Given exercise.
In the entries below, identify every line with the string "React" and copy it.

Record set.
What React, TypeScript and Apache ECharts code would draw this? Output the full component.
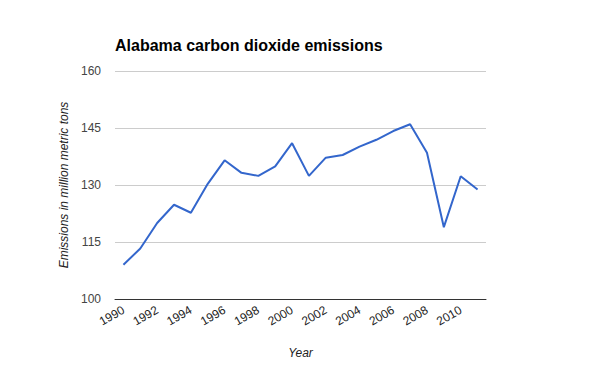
import React, { useEffect, useRef } from "react";
import * as echarts from "echarts";

const years = [
  "1990", "1991", "1992", "1993", "1994", "1995", "1996", "1997", "1998", "1999", "2000",
  "2001", "2002", "2003", "2004", "2005", "2006", "2007", "2008", "2009", "2010", "2011",
];
const emissions = [
  109.0, 113.3, 120.0, 124.8, 122.7, 130.3, 136.5, 133.2, 132.4, 134.9, 141.0,
  132.4, 137.2, 137.9, 140.1, 141.9, 144.2, 146.0, 138.5, 118.9, 132.3, 128.8,
];

export default function App() {
  const ref = useRef<HTMLDivElement>(null);
  useEffect(() => {
    if (!ref.current) return;
    const chart = echarts.init(ref.current, null, { renderer: "svg" });
    chart.setOption({
      animation: false,
      backgroundColor: "#ffffff",
      title: {
        text: "Alabama carbon dioxide emissions",
        left: 110,
        top: 32,
        textStyle: { fontFamily: "Liberation Sans, Arial", fontSize: 16, fontWeight: "bold", color: "#000" },
      },
      grid: { left: 115, right: 114, top: 71, bottom: 72 },
      xAxis: {
        type: "category",
        data: years,
        boundaryGap: true,
        name: "Year",
        nameLocation: "middle",
        nameGap: 48,
        nameTextStyle: { fontFamily: "Liberation Sans, Arial", fontSize: 12, fontStyle: "italic", color: "#222" },
        axisLine: { lineStyle: { color: "#333", width: 1 } },
        axisTick: { show: false },
        axisLabel: {
          interval: 1,
          rotate: 30,
          margin: 10,
          fontFamily: "Liberation Sans, Arial",
          fontSize: 12,
          color: "#222",
        },
      },
      yAxis: {
        type: "value",
        min: 100,
        max: 160,
        interval: 15,
        name: "Emissions in million metric tons",
        nameLocation: "middle",
        nameGap: 40,
        nameTextStyle: { fontFamily: "Liberation Sans, Arial", fontSize: 12, fontStyle: "italic", color: "#222" },
        axisLine: { show: false },
        axisTick: { show: false },
        axisLabel: { fontFamily: "Liberation Sans, Arial", fontSize: 12, color: "#444", margin: 14 },
        splitLine: { lineStyle: { color: "#cccccc", width: 1 } },
      },
      series: [
        {
          type: "line",
          data: emissions,
          showSymbol: false,
          symbol: "none",
          lineStyle: { color: "#3366cc", width: 2 },
          itemStyle: { color: "#3366cc" },
        },
      ],
    });
    return () => chart.dispose();
  }, []);
  return <div ref={ref} style={{ width: 600, height: 371, position: "absolute", left: 0, top: 0 }} />;
}
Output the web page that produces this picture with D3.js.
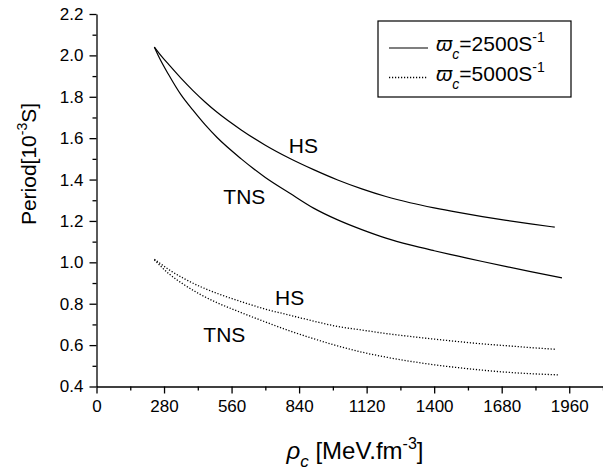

Output for this task.
What React, TypeScript and Apache ECharts code would draw this? Output the full component.
import React, { useEffect, useRef } from "react";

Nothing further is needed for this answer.